Referat von Peter Hüseyin Cunz, Paulus-Akademie Zürich:
Islam in der Schweiz
Tagung vom 30.11./1.12.2002
BISMILLAH
Verehrte Damen und Herren,
Es war vor über 25 Jahren, dass ich – beeinflusst von den Umständen, die mir mein Schicksal bescherte – als geborener Schweizer Protestant mich zum Islam bekannte. Vieles war dadurch neu für mich – und einiges war geradezu faszinierend. Während den nachfolgenden Jahren durfte ich im Rahmen des Islams immer wieder Neues entdecken, und meine innere Rebellion gegen menschgemachte kirchliche Systeme konnte sich legen. Und schrittweise durfte ich auch in den Garten der islamischen Mystik treten – ein Gebiet, das wir in unserer Sprache mit „Sufismus“ bezeichnen. Heute bin ich Lehrbeauftragter – man nennt dies „Scheich“ – im Orden der Mevlevi, die hierzulande oft „Wirbelnde Derwische“ genannt werden. Mein Geld verdiene ich als Sektionschef im Bundesamt für Energie.

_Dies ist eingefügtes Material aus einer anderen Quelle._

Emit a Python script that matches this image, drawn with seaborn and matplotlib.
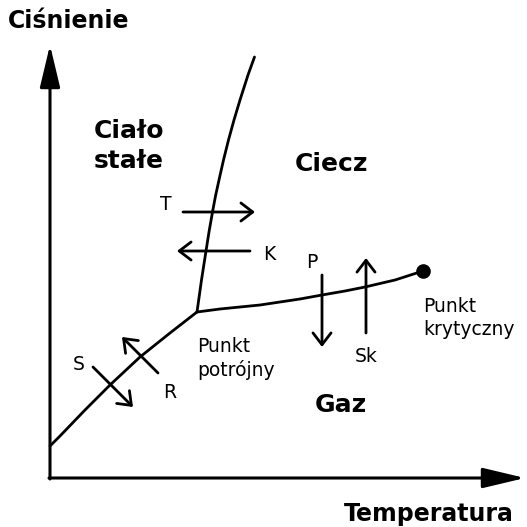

In meinem Suchen nach essenziellen Erkenntnissen innerhalb des Islams war ich nicht durch eine islamische Erziehung vorprogrammiert. Es klebten keine aus der Kindheit stammenden Bilder und Wertvorstellungen islamischer Natur an mir, und somit hatte ich keine Angst, die Überlieferungen kritisch zu betrachten, und ich hatte nicht das Gefühl „zu sündigen“, wenn ich mit nicht einleuchtenden Hadithen und überlieferten Interpretationen haderte. In dieser Freiheit konnte ich die ergreifende Entdeckung machen, dass der Islam von mir in keiner Situation ein Ausklammern meiner Vernunft und meines philosophischen Denken abverlangt. Und so fühlte ich mich mit allen meinen existenziellen Fragen allmählich zu Hause.